This impulse people have, to recognize that there is a legitimate process for achieving some goal but instead using some hacked work around to subvert the process because it is easier than arguing your case convincingly to the public is just tyranny. That's all it is. Of course tyranny is expediant. I do not trust people who defend this impulse.
No, I think choosing whether or not homosexuality is a disorder is exactly the legitimate purpose, as intended, of the DSM.
The government wants a way to tell what insurance should and shouldn't pay for. That means it absolutely has to include judgment about what requires treatment. There can be no alternative that just describes symptoms.

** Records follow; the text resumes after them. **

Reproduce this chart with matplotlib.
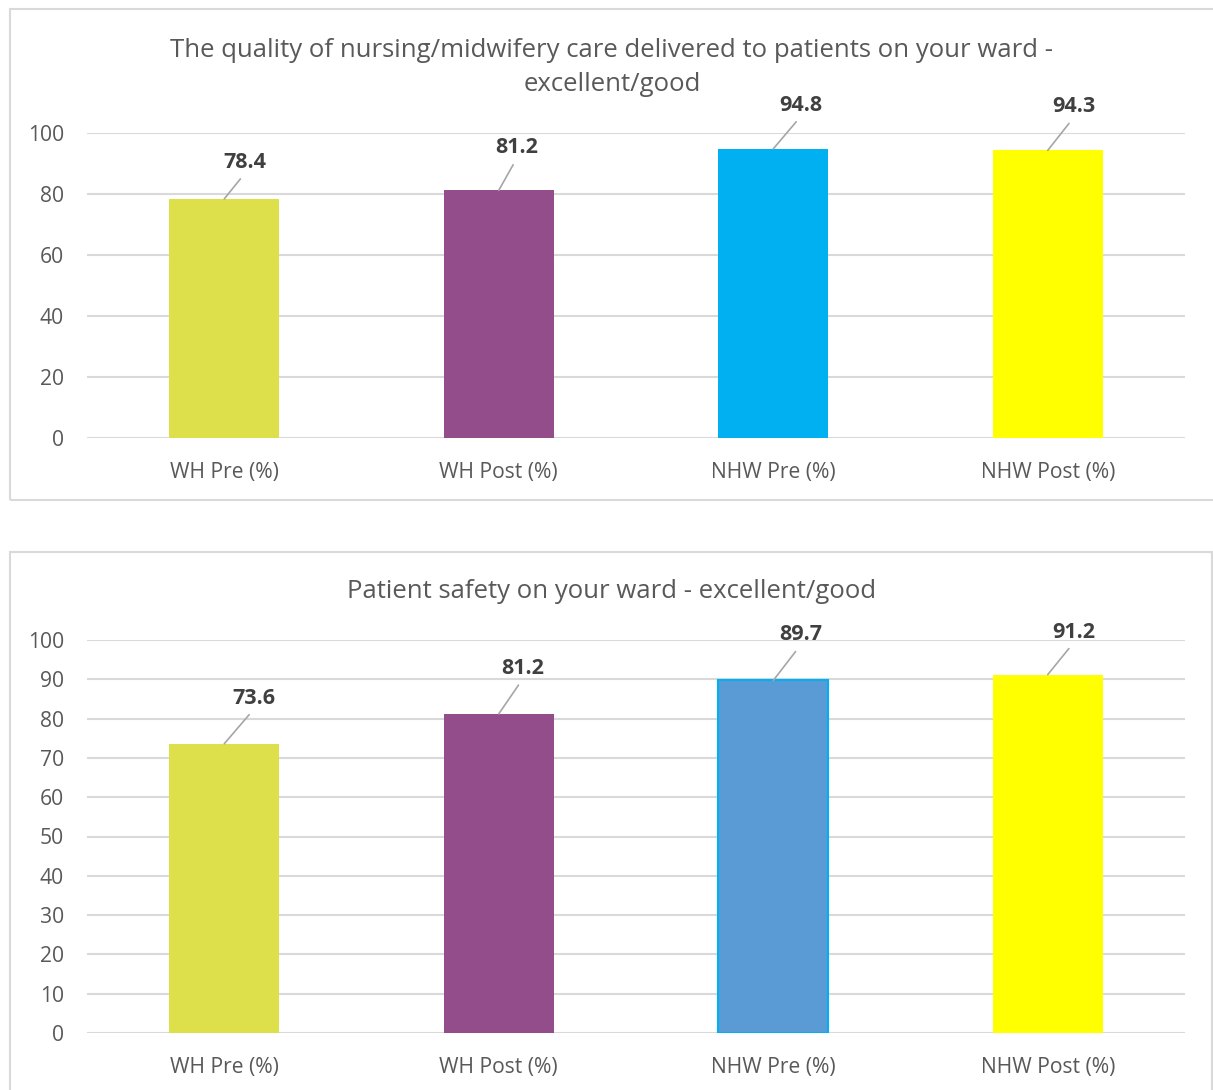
import matplotlib
matplotlib.use("Agg")
import matplotlib.pyplot as plt
from matplotlib.patches import Rectangle

plt.rcParams['font.family'] = ['Open Sans', 'DejaVu Sans']

categories = ["WH Pre (%)", "WH Post (%)", "NHW Pre (%)", "NHW Post (%)"]
quality_values = [78.4, 81.2, 94.8, 94.3]
safety_values = [73.6, 81.2, 89.7, 91.2]
quality_title = "The quality of nursing/midwifery care delivered to patients on your ward -\nexcellent/good"
safety_title = "Patient safety on your ward - excellent/good"
quality_ticks = [0, 20, 40, 60, 80, 100]
safety_ticks = [0, 10, 20, 30, 40, 50, 60, 70, 80, 90, 100]

quality_colors = ["#DDDF4B", "#934D8A", "#00B0F0", "#FFFF00"]
safety_colors = ["#DDDF4B", "#934D8A", "#5B9BD5", "#FFFF00"]
safety_edges = ["#DDDF4B", "#934D8A", "#00B0F0", "#FFFF00"]
quality_edge_widths = [0, 0, 0, 0]
safety_edge_widths = [0, 0, 1.5, 0]

# label offsets (pixels) from bar top to label baseline
quality_offsets = [(21, 31), (18, 37), (28, 38), (26, 38)]
safety_offsets = [(30, 40), (24, 40), (27, 40), (26, 37)]

W, H = 1213, 1090
fig = plt.figure(figsize=(W / 100, H / 100), dpi=100)

TXT = "#595959"
GRID = "#D9D9D9"


def fx(x):
    return x / W


def fy(y):
    return 1 - y / H


# panel borders
fig.patches.append(Rectangle((fx(10), fy(500)), fx(1230) - fx(10), fy(9) - fy(500),
                             transform=fig.transFigure, fill=False, edgecolor=GRID, lw=1.5))
fig.patches.append(Rectangle((fx(10), fy(1100)), fx(1212) - fx(10), fy(552) - fy(1100),
                             transform=fig.transFigure, fill=False, edgecolor=GRID, lw=1.5))


def panel(rect, values, colors, edges, ewidths, ticks, title, title_y, offsets):
    left, top, right, bottom = rect
    ax = fig.add_axes([fx(left), fy(bottom), fx(right) - fx(left), fy(top) - fy(bottom)])
    x = list(range(len(categories)))
    ax.bar(x, values, width=0.4, color=colors, edgecolor=edges, linewidth=ewidths, zorder=3)
    ax.set_xlim(-0.5, len(categories) - 0.5)
    ax.set_ylim(0, 100)
    ax.set_yticks(ticks)
    ax.set_xticks(x)
    ax.set_xticklabels(categories)
    ax.tick_params(axis='both', length=0, labelsize=15.2, colors=TXT)
    ax.tick_params(axis='y', pad=16.5)
    ax.tick_params(axis='x', pad=17)
    for s in ax.spines.values():
        s.set_visible(False)
    ax.grid(axis='y', color=GRID, lw=1.5, zorder=0)
    ax.set_axisbelow(True)
    for i, v in enumerate(values):
        dx, dy = offsets[i]
        ax.annotate(f"{v}", xy=(i, v), xytext=(dx, dy), textcoords='offset pixels',
                    ha='center', va='baseline', fontsize=15.5, fontweight='bold',
                    color="#404040", annotation_clip=False,
                    arrowprops=dict(arrowstyle='-', color='#A6A6A6', lw=1.2,
                                    relpos=(0.5, 0.0), shrinkA=3, shrinkB=0))
    fig.text(fx(612), fy(title_y), title, ha='center', va='baseline', fontsize=18.5,
             color=TXT, linespacing=1.45)
    return ax


panel((87, 133, 1185, 438), quality_values, quality_colors, quality_colors, quality_edge_widths,
      quality_ticks, quality_title, 91, quality_offsets)
panel((87, 640, 1185, 1033), safety_values, safety_colors, safety_edges, safety_edge_widths,
      safety_ticks, safety_title, 598, safety_offsets)

fig.savefig("out.png", dpi=100, facecolor="white")
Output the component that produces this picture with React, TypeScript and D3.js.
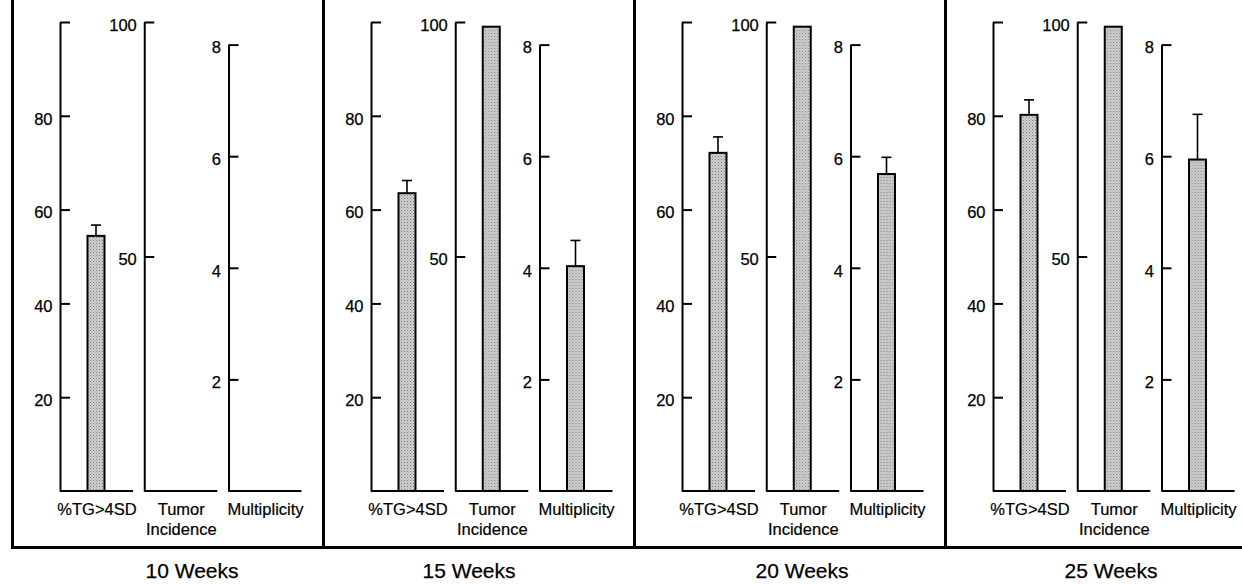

Consensus, at some point, settled on this document produced by some technocrats. Now you're convinced that they've altered the deal, that the earlier version was privileged in some way that DSM-5 is not.
How do you propose such a document gets updated, if not by the authors coming together and saying "hmm yeah, that's a good pull request"?
You could have, you know, two different lists? You understand that what insurance has to pay for mean the rest of us are required to pay into it right? This is a tax benefits system with extra steps.
Yes, unelected authors. Not the people. Unelected beaurocrats vetted by the industry that brought us frontal lobe lobotomies and repressed memories. I am not impressed by this process.
So what process would impress your cynical self?
I get that you're unhappy about unelected bureaucrats raising your taxes. What's your solution?
Tangentially but the actual truth would be to change our medical/insurance/regulatory system be different in so many ways that this question would be irrelevant. But more in line with your question continue having the scientific body produce a descriptive sheet according to whichever natural category carried out in the best possible faith. Hell make multiple lists if you think there are competing natural categories. And have a department of the federal government responsive to the people take those recommendations into account and create a clear regulatory document detailing the diagnostic and treatment criteria that insurance must accept. Ideally this would be a relatively bipartisan commission. If the people want boner pills covered in all cases or no cases that should be a decision left to the people. Not some group of people who are totally not bought and sold by Viagra LLC.